Por su parte el YouCat (Catecismo para jóvenes de la Iglesia Católica) nos recuerda que el pecado original no se refiere «a un pecado personal, sino al estado caído de la humanidad en el que nace cada individuo antes de pecar por decisión propia. Por pecado original, dice Benedicto XVI, tenemos que entender que todos llevamos dentro de nosotros una gota del veneno de ese modo de pensar reflejado en las imágenes del libro del Génesis. Esta gota de veneno la llamamos pecado original. El hombre no se fía de Dios. Tentado por las palabras de la serpiente, abriga la sospecha de que Dios es un competidor que limita nuestra libertad, y que sólo seremos plenamente seres humanos cuando lo dejemos de lado» (nº 68).
Ahora bien, el primer efecto de la ruptura de la unión con Dios, es que «se dieron cuenta de que estaban desnudos» (Gén 3,7), por lo que sienten vergüenza, lo que hace que la relación entre el hombre y la mujer quede perturbada, pues se ha introducido el egoísmo y ahora el marido domina a la mujer, sufriendo la mujer las consecuencias de las limitaciones de la sociedad patriarcal, con sus disputas, resentimientos, rechazos del otro, incapacidad de comunicarse y amarse, pero no es un destino irremediable, porque Dios no abandona a los humanos ni quiere el sufrimiento ni la injusticia, por lo que luchar contra el pecado y sus consecuencias es algo bueno. Igualmente otra de las consecuencias del primer pecado son los dolores del parto, por lo que el parto sin dolor, al atenuar los sufrimientos de la mujer y hacer más fácil el nacimiento, del que el niño registra en su subconsciente los apuros, es conveniente para ambos y supone un legítimo progreso médico.

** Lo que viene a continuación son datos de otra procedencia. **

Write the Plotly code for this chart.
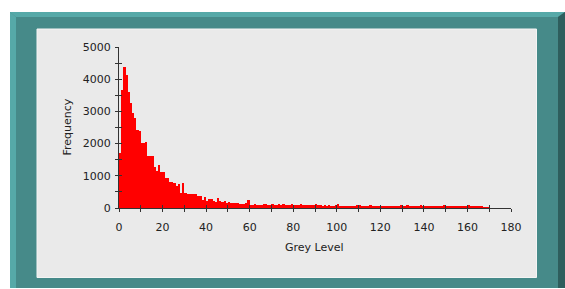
import plotly.graph_objects as go

# ---------------- data ----------------
grey_levels = list(range(0, 170))
frequency = [
    1700, 3660, 4390, 4130, 3610, 3250, 2940, 2785, 2420, 2400,   # 0-9
    2010, 2010, 2060, 1615, 1600, 1615, 1285, 1150, 1335, 1120,   # 10-19
    1110, 920, 920, 820, 820, 790, 680, 760, 470, 780,            # 20-29
    470, 430, 440, 420, 420, 420, 370, 380, 250, 350,             # 30-39
    230, 270, 290, 220, 200, 300, 210, 180, 210, 140,             # 40-49
    200, 160, 160, 160, 160, 135, 135, 135, 160, 250,             # 50-59
    100, 95, 135, 95, 105, 95, 125, 125, 100, 90,                 # 60-69
    125, 90, 90, 125, 90, 120, 90, 85, 90, 120,                   # 70-79
    85, 80, 85, 120, 80, 80, 85, 80, 80, 80,                      # 80-89
    115, 80, 80, 75, 80, 75, 80, 75, 75, 80,                      # 90-99
    110, 70, 65, 70, 65, 65, 70, 65, 65, 100,                     # 100-109
    100, 65, 65, 60, 65, 100, 65, 60, 60, 65,                     # 110-119
    60, 60, 65, 60, 60, 60, 65, 60, 60, 100,                      # 120-129
    60, 60, 100, 60, 60, 55, 60, 60, 100, 60,                     # 130-139
    55, 55, 60, 55, 55, 55, 55, 55, 55, 95,                       # 140-149
    55, 50, 50, 50, 50, 50, 50, 50, 50, 50,                       # 150-159
    90, 50, 45, 45, 45, 45, 40, 30, 25, 20,                       # 160-169
]

x_tick_values = list(range(0, 181, 10))
x_tick_labels = [str(v) if v % 20 == 0 else "" for v in x_tick_values]
y_tick_values = list(range(0, 5001, 500))
y_tick_labels = [str(v) if v % 1000 == 0 else "" for v in y_tick_values]

x_title = "Grey Level"
y_title = "Frequency"

# ---------------- layout geometry (pixels) ----------------
W, H = 565, 289
PL, PR, PT, PB = 119, 511, 47, 208   # plot area in pixels

def xp(px):
    return (px - PL) / (PR - PL)

def yp(py):
    return (PB - py) / (PB - PT)

TEAL = "#468A89"
TEAL_LIGHT = "#56A9A8"
TEAL_DARK = "#2E5E5D"
PANEL = "#EAEAEA"
FONT = "DejaVu Sans"
INK = "#222222"

def poly(points, color):
    d = "M " + " L ".join(f"{xp(a):.5f},{yp(b):.5f}" for a, b in points) + " Z"
    return dict(type="path", xref="paper", yref="paper", path=d,
                fillcolor=color, line=dict(width=0), layer="below")

shapes = [
    dict(type="rect", xref="paper", yref="paper",
         x0=xp(10), x1=xp(565), y0=yp(288), y1=yp(12),
         fillcolor=TEAL, line=dict(width=0), layer="below"),
    poly([(10, 12), (565, 12), (558, 17), (16, 17)], TEAL_LIGHT),
    poly([(10, 12), (16, 17), (16, 288), (10, 288)], TEAL_LIGHT),
    poly([(565, 12), (565, 288), (558, 288), (558, 17)], TEAL_DARK),
    dict(type="rect", xref="paper", yref="paper",
         x0=xp(37), x1=xp(536.5), y0=yp(277.5), y1=yp(29),
         fillcolor=PANEL, line=dict(color="#F4F4F4", width=1), layer="below"),
]

fig = go.Figure()
fig.add_trace(go.Bar(
    x=grey_levels, y=frequency, width=1, offset=0,
    marker=dict(color="#FF0000", line=dict(width=0)),
    hoverinfo="x+y", showlegend=False,
))
# invisible trace to activate the overlay axes (inner half of crossing ticks)
fig.add_trace(go.Scatter(x=[0], y=[0], xaxis="x2", yaxis="y2", mode="markers",
                         marker=dict(opacity=0), hoverinfo="skip", showlegend=False))

axis_common = dict(showgrid=False, zeroline=False, showline=True,
                   linecolor="#333333", linewidth=1, ticks="outside",
                   ticklen=3, tickwidth=1, tickcolor="#333333",
                   tickfont=dict(family=FONT, size=11, color=INK))

fig.update_layout(
    width=W, height=H, autosize=False,
    margin=dict(l=PL, r=W - PR, t=PT, b=H - PB, pad=0),
    paper_bgcolor="white", plot_bgcolor="rgba(0,0,0,0)",
    bargap=0,
    shapes=shapes,
    xaxis=dict(range=[0, 180], tickmode="array", tickvals=x_tick_values,
               ticktext=x_tick_labels, ticklabelstandoff=6, **axis_common),
    yaxis=dict(range=[0, 5000], tickmode="array", tickvals=y_tick_values,
               ticktext=y_tick_labels, ticklabelstandoff=2, **axis_common),
    xaxis2=dict(overlaying="x", anchor="y", side="bottom", range=[0, 180],
                tickmode="array", tickvals=x_tick_values, showticklabels=False,
                ticks="inside", ticklen=3, tickwidth=1, tickcolor="#333333",
                showgrid=False, zeroline=False, showline=False),
    yaxis2=dict(overlaying="y", anchor="x", side="left", range=[0, 5000],
                tickmode="array", tickvals=y_tick_values, showticklabels=False,
                ticks="inside", ticklen=3, tickwidth=1, tickcolor="#333333",
                showgrid=False, zeroline=False, showline=False),
    annotations=[
        dict(text=y_title, xref="paper", yref="paper", x=xp(67), y=yp(127.5),
             textangle=-90, showarrow=False, xanchor="center", yanchor="middle",
             font=dict(family=FONT, size=11, color=INK)),
        dict(text=x_title, xref="paper", yref="paper", x=xp(314), y=yp(247.5),
             showarrow=False, xanchor="center", yanchor="middle",
             font=dict(family=FONT, size=11, color=INK)),
    ],
)

fig.write_html(
    "out.html",
    config={"displayModeBar": False},
    post_script="document.body.style.margin='0';document.body.style.overflow='hidden';",
)
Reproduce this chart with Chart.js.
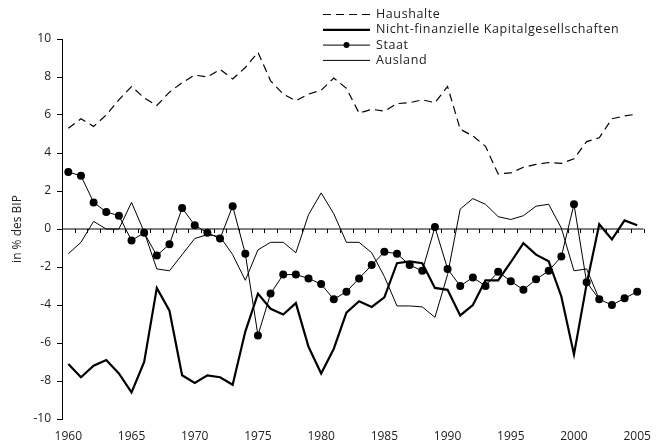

Por otra parte siempre me ha llamado la atención en el episodio del pecado original, la frase que la serpiente dedica a la mujer en Gén 3,5: «es que sabe Dios que el día que de él (el fruto prohibido) comáis, seréis como Dios, conocedores del bien y del mal». Personalmente me encantaría ser como Dios, y siempre he tenido muy claro que mi máxima aspiración es la misma que la de cualquier otro ser humano: ser feliz siempre. La Biblia nos enseña que lo vamos a conseguir, pero no actuando contra Dios, sino porque Él quiere que seamos sus hijos y participemos de la naturaleza divina, es decir por el camino del amor de Él hacia nosotros y nuestro hacia Él. Se nos enseña además que el mal provoca insolidaridad, dolor y divisiones, y también que, aunque Dios castiga al hombre, no le abandona.